Faculdade de Letras da Universidade de Lisboa

"Finalmente, a última das compensações ao nivelamento da linguagem, a mais importante, a mais inesperada também, é o aparecimento da literatura. Da literatura como tal, porque desde Dante, desde Homero, existiu realmente, no mundo ocidental uma forma de linguagem que nós outros, agora, denominamos 'literatura'. Mas a palavra é de fresca data, como é recente também na nossa cultura o isolamento de uma linguagem particular cuja modalidade própria é ser 'literária'. É que, no início do séc. XIX, na época em que a linguagem se entranhava na sua espessura de objecto e se deixava, de parte a parte, atravessar por um saber, reconstituía-se ela alhures, sob uma forma independente, de acesso difícil, dobrada sobre o enigma do seu nascimento e inteiramente referida ao puro acto de escrever."

Michel Foucault. As Palavras e as Coisas

A leitura de "O Silêncio" (1966) e de "A Casa do Mar" (1970), de Sophia de Mello Breyner Andresen (1), e de Grito, de Rui Nunes (2), fazendo-me reconhecer como sinal de modernidade uma consciência estética matricialmente imbrincada no trabalho de escrita e denunciada por procedimentos citacionais (3), sensibiliza-me também para uma diferente modalização desse diálogo intertextual, diferença que talvez possa informar sobre sentidos da transformação da interdiscursividade ao longo do século XX. Sigo, pois, em busca dessa história íntima, secreta, do signo estético que na letra e na imagem se vai denunciando...

"O esplendor poisava solene sobre o mar. E /.../ quase me cega a perfeição como um sol olhando de frente.

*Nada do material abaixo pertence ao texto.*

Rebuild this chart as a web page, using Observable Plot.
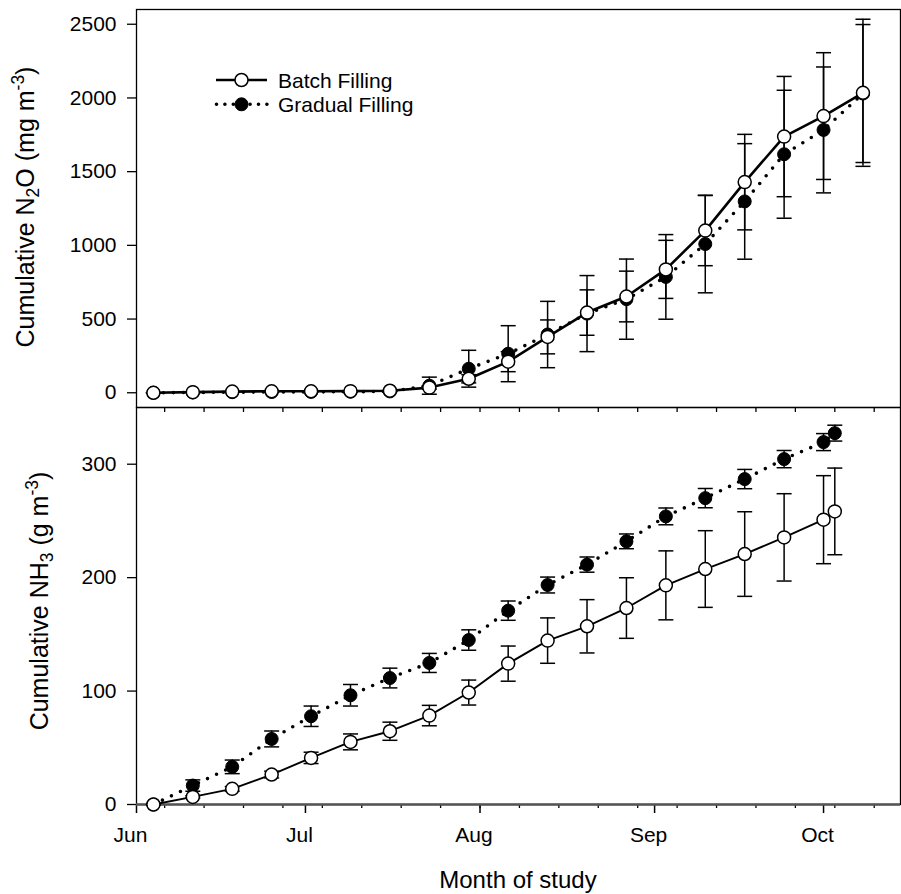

Mas logo as águas verdes em sua transparência me diluem e eu mergulho /.../. /.../

As imagens atravessam os meus olhos e caminham para além de mim. /.../

Eis o mar e a luz vistos por dentro. /.../ Atravesso gargantas de pedra e a arquitectura do labirinto paira /.../. /.../

O meu olhar tornou-se liso como um vidro. Sirvo para que as coisas se vejam.

E eis que entro na gruta mais interior e mais cavada."

Sophia de Mello Breyner Andresen. "As Grutas"

 

(1) Sophia de Mello Breyner Andresen. "O Silêncio" (1966) e "A Casa do Mar" (1970) in Histórias da Terra e do Mar , 7ª ed., Lisboa, Texto Editora, 1994, pp. 45/55 e 57/72. Por comodidade, darei as referências de paginação ao longo do texto. Ao longo deste trabalho, recorro também à Obra Poética (Lisboa, Caminho, I vol.-1998, II vol.- 1998, III vol.-1996) da autora, localizando sempre as citações pelas iniciais seguidas do número do volume e das páginas.

(2) Refiro-me à obra Grito , Lisboa, Relógio d'Água, 1997. Por comodidade, darei as referências de paginação ao longo do texto.

(3) Cf. Linda Hutcheon . Uma Teoria da Paródia , Lisboa, Edições 70, 1989.